There’s a particular kind of confidence in doing less, and doing it better. As someone who spends a fair amount of time…
There’s a particular kind of confidence in doing less, and doing it better. As someone who spends a fair amount of time pointing cameras at things — cars, coastlines, people — I find that quality quite appealing in a phone. The Google Pixel 10a, now available in India at Rs. 49,999, is precisely that kind of phone. One that doesn’t announce itself with a spec-sheet laundry list, but earns your respect quietly, over time.

Let me get the obvious out of the way. The Pixel 10a runs on the same Tensor G4 chip as last year’s Pixel 9a, comes with the same 8GB of RAM, and carries over a near-identical camera setup. If you were hoping for a generational leap, this is not your year. Google has decided, perhaps wisely given the economic pressures nudging up component prices globally, to treat the 10a as a refined edition rather than a reinvention. The honest question to ask then is whether it still earns Rs. 49,999. For most people considering it, the answer is yes.

Start with the design, because it is genuinely the most satisfying thing about holding this phone. The camera module now sits flush and slightly recessed into the plastic back, meaning the Pixel 10a lies perfectly flat on a surface with no rocking, no wobble. It sounds like a minor thing until you live with it for a week and realise how oddly calming it is. The satin aluminium frame feels solid and well-finished. The IP68 rating means you won’t fuss about a little rain. It comes in four colours: Obsidian, Fog, Lavender and Berry. The Berry is quite something, a bright punchy red that is just a few shades away from being the loudest phone in any room. Personally, I’d go with Fog, the colour my review unit arrived in.
The display has seen a modest but meaningful improvement in peak brightness, now topping out considerably higher than its predecessor, with the screen protected by a newer generation of Gorilla Glass that brings it in line with what you’d expect from a 2026 device. The 6.3-inch pOLED panel with a 120Hz refresh rate is genuinely excellent for this price. Colours are punchy without being oversaturated, and I was able to use it outdoors in bright afternoon light without much squinting. For OTT streaming, social media or navigating a busy day, this is a very satisfying screen to have.

Now, the camera, and this is where the Pixel 10a is both its strongest and most conflicted. The 48MP primary sensor and 13MP ultrawide are, on paper, unchanged from the 9a. In practice, the Pixel 10a continues to prove that Google’s computational photography remains in a class of its own at this price. Daylight images are full of detail, with naturally balanced colours and dynamic range that handles harsh midday light very well. Portrait mode is particularly impressive, with background separation that is clean and consistent, and subject sharpness that holds up even in less-than-ideal conditions. Two AI additions make their debut here as well: one offers live framing guidance while you’re composing a shot, and the other automatically selects the sharpest, best-expression frame from a burst. Neither feels tacked on. They’re genuinely useful for anyone who shoots a lot of casual photos without thinking too hard about composition.
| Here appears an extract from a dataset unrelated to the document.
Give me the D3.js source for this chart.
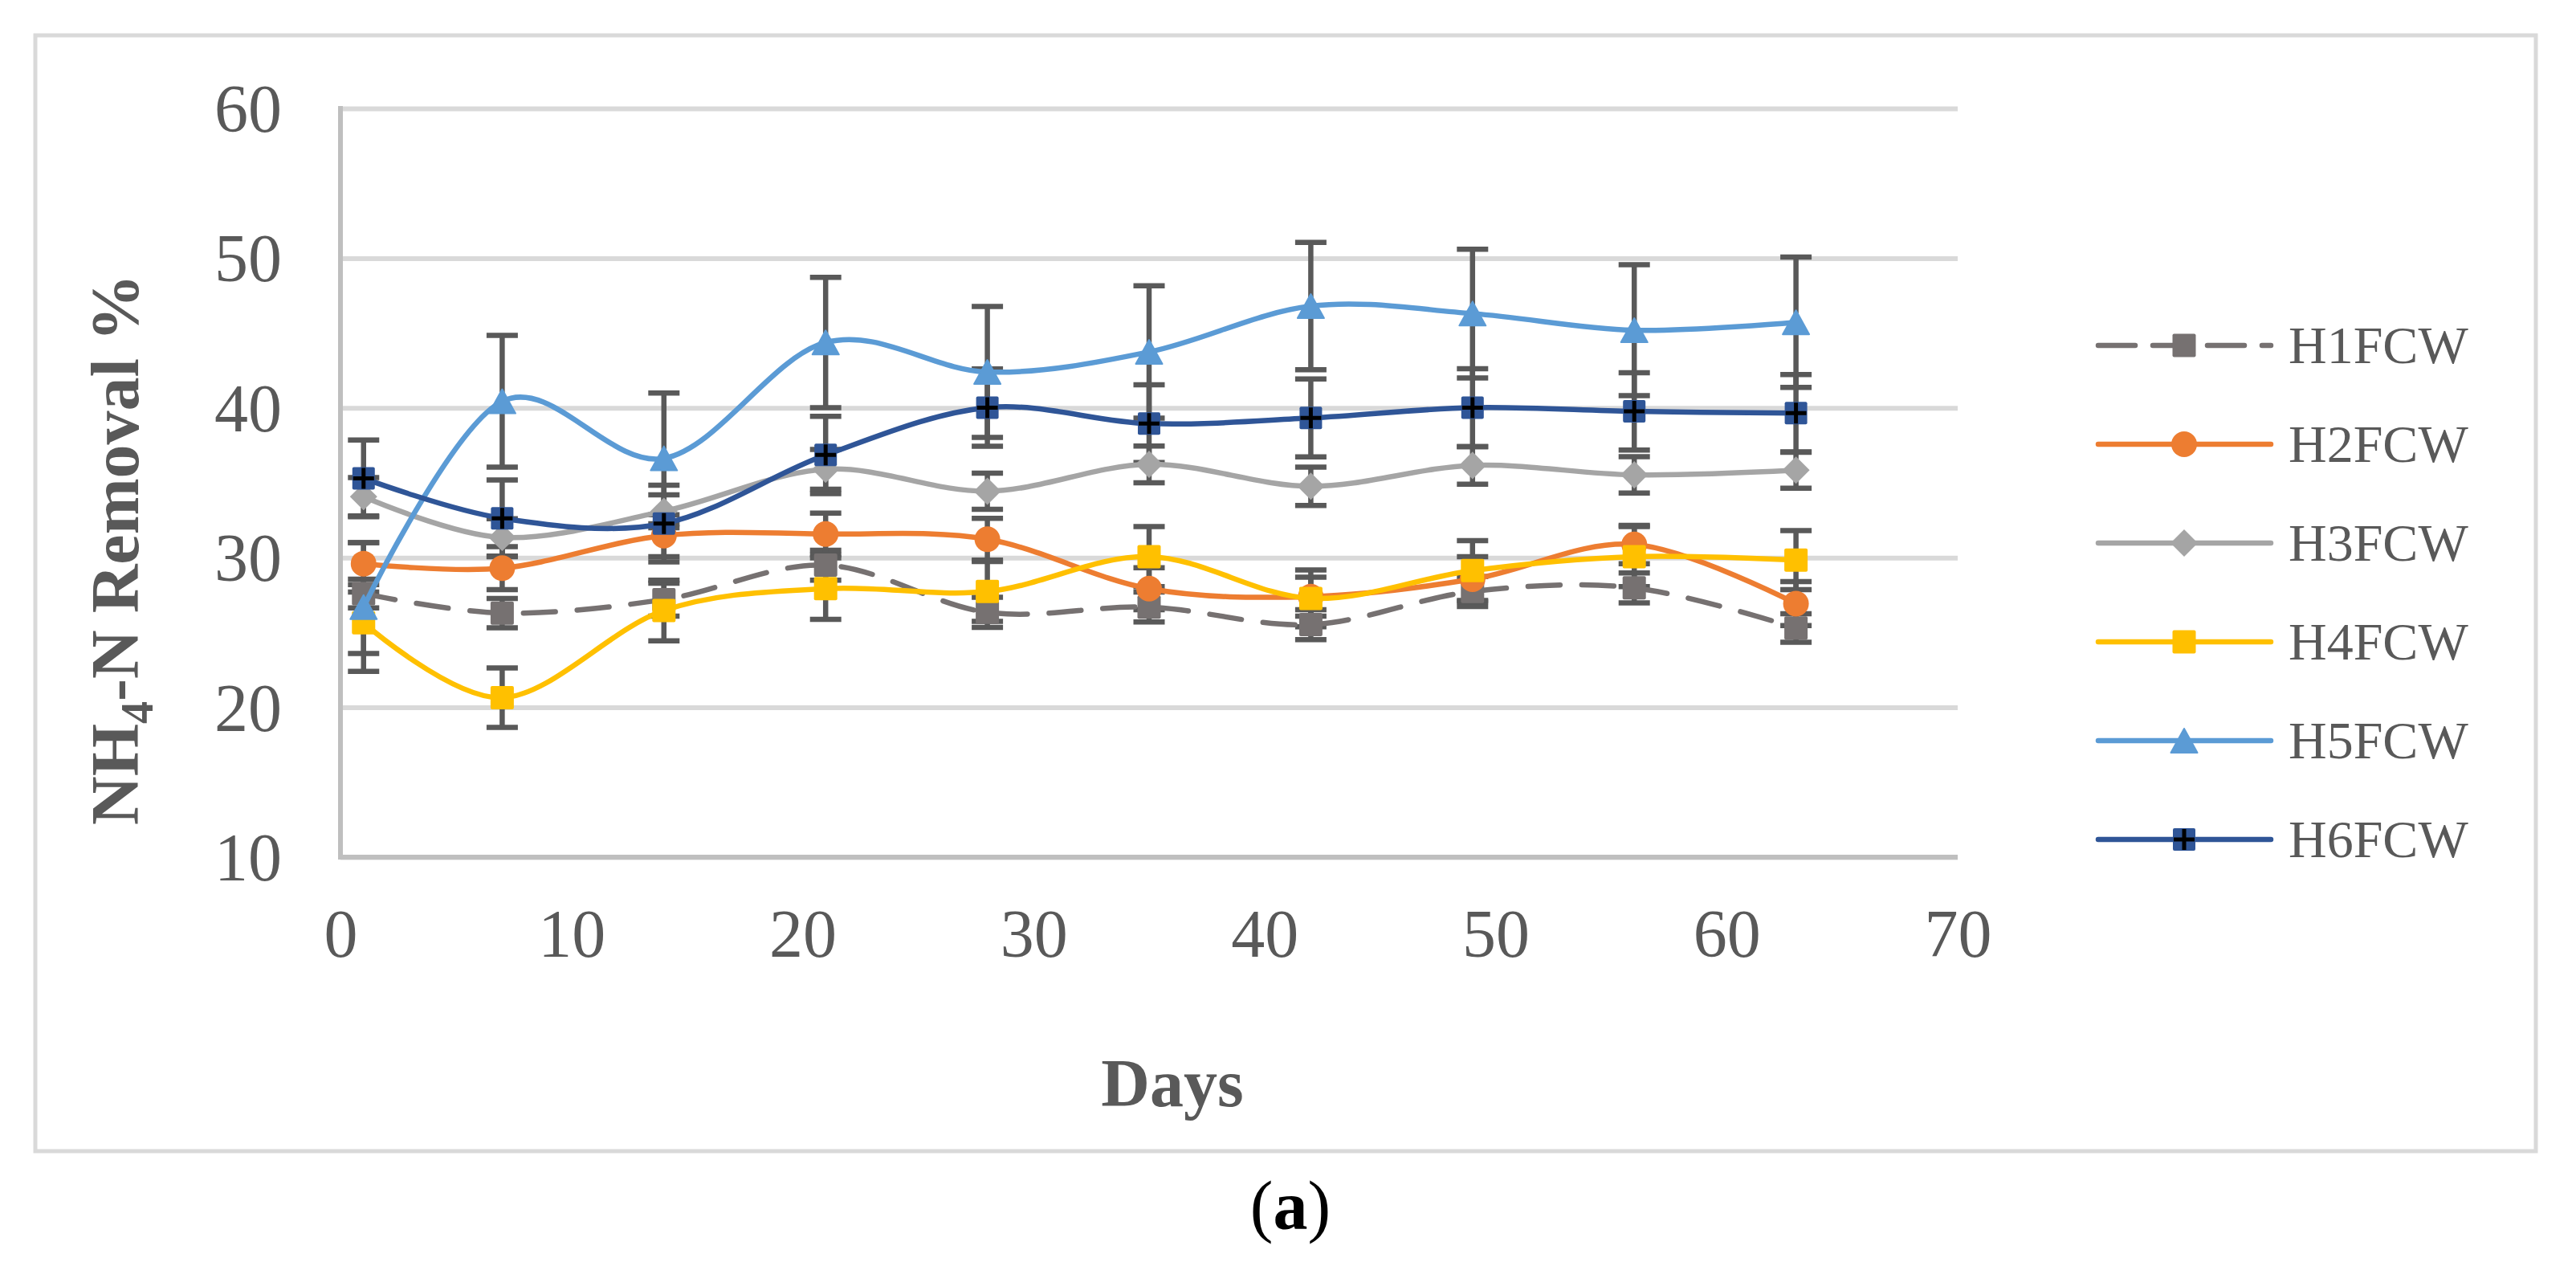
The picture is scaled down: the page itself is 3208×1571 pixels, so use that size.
<!DOCTYPE html>
<html>
<head>
<meta charset="utf-8">
<script src="https://cdn.jsdelivr.net/npm/d3@7"></script>
<style>
  body { margin: 0; background: #fff; }
  text { font-family: "Liberation Serif", "Times New Roman", serif; }
</style>
</head>
<body>
<div id="chart"></div>
<script>
const days = [1, 7, 14, 21, 28, 35, 42, 49, 56, 63];
const names = ["H1FCW", "H2FCW", "H3FCW", "H4FCW", "H5FCW", "H6FCW"];
const colors = ["#767171", "#ed7d31", "#a5a5a5", "#ffc000", "#5b9bd5", "#2f5597"];
const shapes = ["square", "circle", "diamond", "square", "triangle", "plus"];

const h1 = [27.6, 26.3, 27.2, 29.5, 26.35, 26.7, 25.53, 27.74, 27.98, 25.3];
const h2 = [29.6, 29.3, 31.47, 31.58, 31.23, 27.93, 27.4, 28.56, 30.88, 26.93];
const h3 = [34.07, 31.35, 33.1, 35.9, 34.44, 36.23, 34.77, 36.16, 35.53, 35.84];
const h4 = [25.65, 20.65, 26.47, 27.93, 27.74, 30.07, 27.28, 29.14, 30.07, 29.84];
const h5 = [26.7, 40.44, 36.63, 44.37, 42.4, 43.74, 46.8, 46.3, 45.19, 45.72];
const h6 = [35.3, 32.63, 32.28, 36.86, 40.02, 38.95, 39.33, 40.02, 39.77, 39.65];

const h1Err = [0.96, 0.98, 1.1, 1.0, 1.0, 1.0, 1.0, 1.0, 1.0, 0.95];
const h2Err = [1.4, 1.44, 1.4, 1.4, 1.4, 1.4, 1.3, 1.5, 1.28, 1.47];
const h3Err = [1.28, 1.25, 1.1, 1.33, 1.21, 1.23, 1.28, 1.25, 1.21, 1.2];
const h4Err = [2.05, 1.98, 2.03, 2.05, 2.0, 2.0, 1.9, 2.0, 2.0, 1.97];
const h5Err = [4.3, 4.4, 4.37, 4.35, 4.37, 4.42, 4.25, 4.3, 4.37, 4.35];
const h6Err = [2.56, 2.56, 2.56, 2.58, 2.58, 2.6, 2.6, 2.6, 2.58, 2.58];

const xTicks = [0, 10, 20, 30, 40, 50, 60, 70];
const yTicks = [10, 20, 30, 40, 50, 60];

const values = [h1, h2, h3, h4, h5, h6];
const errors = [h1Err, h2Err, h3Err, h4Err, h5Err, h6Err];

const series = names.map((name, i) => ({
    name: name,
    color: colors[i],
    shape: shapes[i],
    dashed: i === 0,
    points: days.map((d, j) => ({ day: d, value: values[i][j], err: errors[i][j] }))
}));

const width = 3208;
const height = 1571;
const plotLeft = 424, plotRight = 2438, plotTop = 135, plotBottom = 1067;
const textColor = "#595959";

const svg = d3.select("#chart")
    .append("svg")
    .attr("width", width)
    .attr("height", height);

svg.append("rect")
    .attr("x", 44).attr("y", 44)
    .attr("width", 3158 - 44).attr("height", 1433 - 44)
    .attr("fill", "#fff")
    .attr("stroke", "#d9d9d9")
    .attr("stroke-width", 5);

const xScale = d3.scaleLinear().domain([0, 70]).range([plotLeft, plotRight]);
const yScale = d3.scaleLinear().domain([10, 60]).range([plotBottom, plotTop]);

// gridlines
svg.append("g")
    .attr("transform", "translate(" + plotLeft + ",0)")
    .call(d3.axisLeft(yScale).tickValues(yTicks).tickSize(-(plotRight - plotLeft)).tickFormat(""))
    .call(g => g.select(".domain").remove())
    .call(g => g.selectAll("line").attr("stroke", "#d9d9d9").attr("stroke-width", 6));

// y axis labels
const yAxis = svg.append("g")
    .attr("transform", "translate(" + plotLeft + ",0)")
    .call(d3.axisLeft(yScale).tickValues(yTicks).tickSize(0).tickPadding(73).tickFormat(d3.format("d")));
yAxis.select(".domain").remove();
yAxis.selectAll("text")
    .attr("font-family", "Liberation Serif, Times New Roman, serif")
    .attr("font-size", 84)
    .attr("fill", textColor)
    .attr("dy", "0.34em");

// x axis labels
const xAxis = svg.append("g")
    .attr("transform", "translate(0," + plotBottom + ")")
    .call(d3.axisBottom(xScale).tickValues(xTicks).tickSize(0).tickFormat(d3.format("d")));
xAxis.select(".domain").remove();
xAxis.selectAll("text")
    .attr("font-family", "Liberation Serif, Times New Roman, serif")
    .attr("font-size", 84)
    .attr("fill", textColor)
    .attr("y", 124)
    .attr("dy", 0);

// axis lines
svg.append("line")
    .attr("x1", plotLeft).attr("x2", plotLeft)
    .attr("y1", plotTop - 3).attr("y2", plotBottom)
    .attr("stroke", "#bfbfbf").attr("stroke-width", 6);
svg.append("line")
    .attr("x1", plotLeft - 3).attr("x2", plotRight)
    .attr("y1", plotBottom).attr("y2", plotBottom)
    .attr("stroke", "#bfbfbf").attr("stroke-width", 6);

// error bars
const capW = 39;
const errG = svg.append("g")
    .attr("stroke", "#595959")
    .attr("stroke-width", 6.5);
series.forEach(s => {
    s.points.forEach(p => {
        const cx = xScale(p.day);
        const y1 = yScale(p.value + p.err);
        const y2 = yScale(p.value - p.err);
        errG.append("line").attr("x1", cx).attr("x2", cx).attr("y1", y1).attr("y2", y2);
        errG.append("line").attr("x1", cx - capW / 2).attr("x2", cx + capW / 2).attr("y1", y1).attr("y2", y1);
        errG.append("line").attr("x1", cx - capW / 2).attr("x2", cx + capW / 2).attr("y1", y2).attr("y2", y2);
    });
});

function drawMarker(g, shape, color, cx, cy) {
    if (shape === "square") {
        g.append("rect").attr("x", cx - 14.5).attr("y", cy - 14.5)
            .attr("width", 29).attr("height", 29).attr("rx", 2)
            .attr("fill", color);
    } else if (shape === "circle") {
        g.append("circle").attr("cx", cx).attr("cy", cy).attr("r", 16).attr("fill", color);
    } else if (shape === "diamond") {
        g.append("path")
            .attr("d", d3.symbol().type(d3.symbolSquare).size(580)())
            .attr("transform", "translate(" + cx + "," + cy + ") rotate(45)")
            .attr("fill", color);
    } else if (shape === "triangle") {
        g.append("path")
            .attr("d", "M0,-15L16.5,15L-16.5,15Z")
            .attr("transform", "translate(" + cx + "," + cy + ")")
            .attr("fill", color)
            .attr("stroke", color).attr("stroke-width", 2).attr("stroke-linejoin", "round");
    } else if (shape === "plus") {
        g.append("rect").attr("x", cx - 14).attr("y", cy - 14)
            .attr("width", 28).attr("height", 28).attr("rx", 2)
            .attr("fill", color);
        g.append("path")
            .attr("d", "M" + (cx - 13) + "," + cy + "H" + (cx + 13) + "M" + cx + "," + (cy - 13) + "V" + (cy + 13))
            .attr("stroke", "#000").attr("stroke-width", 5);
    }
}

const line = d3.line()
    .x(d => xScale(d.day))
    .y(d => yScale(d.value))
    .curve(d3.curveCardinal.tension(0));

series.forEach(s => {
    const g = svg.append("g");
    g.append("path")
        .datum(s.points)
        .attr("d", line)
        .attr("fill", "none")
        .attr("stroke", s.color)
        .attr("stroke-width", 6.5)
        .attr("stroke-linecap", "round")
        .attr("stroke-linejoin", "round")
        .attr("stroke-dasharray", s.dashed ? "40 27" : null);
    s.points.forEach(p => drawMarker(g, s.shape, s.color, xScale(p.day), yScale(p.value)));
});

// legend
const legendY = d3.scalePoint().domain(names).range([430, 1045]);
series.forEach(s => {
    const ly = legendY(s.name);
    const g = svg.append("g");
    g.append("line")
        .attr("x1", 2613).attr("x2", 2828)
        .attr("y1", ly).attr("y2", ly)
        .attr("stroke", s.color)
        .attr("stroke-width", 6.5)
        .attr("stroke-linecap", "round")
        .attr("stroke-dasharray", s.dashed ? "46 22" : null);
    drawMarker(g, s.shape, s.color, 2720, ly);
    g.append("text")
        .attr("x", 2850).attr("y", ly + 22)
        .attr("font-size", 66)
        .attr("fill", textColor)
        .text(s.name);
});

// axis titles
svg.append("text")
    .attr("x", 1460).attr("y", 1377)
    .attr("text-anchor", "middle")
    .attr("font-size", 84)
    .attr("font-weight", "bold")
    .attr("fill", textColor)
    .text("Days");

const yTitle = svg.append("text")
    .attr("transform", "translate(172,684) rotate(-90)")
    .attr("text-anchor", "middle")
    .attr("font-size", 84)
    .attr("font-weight", "bold")
    .attr("fill", textColor);
yTitle.append("tspan").text("NH");
yTitle.append("tspan").attr("font-size", 56).attr("dy", 18).text("4");
yTitle.append("tspan").attr("dy", -18).text("-N Removal %");

// caption
const cap = svg.append("text")
    .attr("x", 1607).attr("y", 1530)
    .attr("text-anchor", "middle")
    .attr("font-size", 86)
    .attr("fill", "#000");
cap.append("tspan").text("(");
cap.append("tspan").attr("font-weight", "bold").text("a");
cap.append("tspan").text(")");
</script>
</body>
</html>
Where the camera struggles is in very dim conditions, where images can lose some of their punch and look a touch flat. And the absence of a telephoto lens continues to be a real omission at this price. Digital zoom beyond 2x simply doesn’t hold up when you’re trying to pull detail from a distance, and that one gap keeps this from being a complete camera recommendation.

Performance through the day is smooth and largely untroubled. App switching, browsing and general use sail through without hesitation. Extended gaming can push the phone to run warm, but this is unlikely to bother most users. Battery life is the real highlight, with a generously sized 5,100mAh cell that now charges faster both over wire and wirelessly compared to previous A-series devices. It comfortably gets through a full day with room to spare.

Perhaps the most underrated value proposition, especially for the Indian market, is the promise of seven years of Android OS and security updates. At Rs. 49,999, that kind of long-term support is genuinely rare, and it matters a great deal when you’re deciding how long a phone should last you.
The Pixel 10a is not for someone chasing the newest chip or the most ambitious spec sheet. It is for someone who wants a reliable, honest phone that handles photographs beautifully, runs the cleanest version of Android available, and won’t feel outdated before it should. If you’re upgrading from a Pixel 7a or earlier, this is an easy recommendation. If you’re already on the 9a, the case is thinner. As a mid-range Android in 2026, there is very little that does the everyday job better.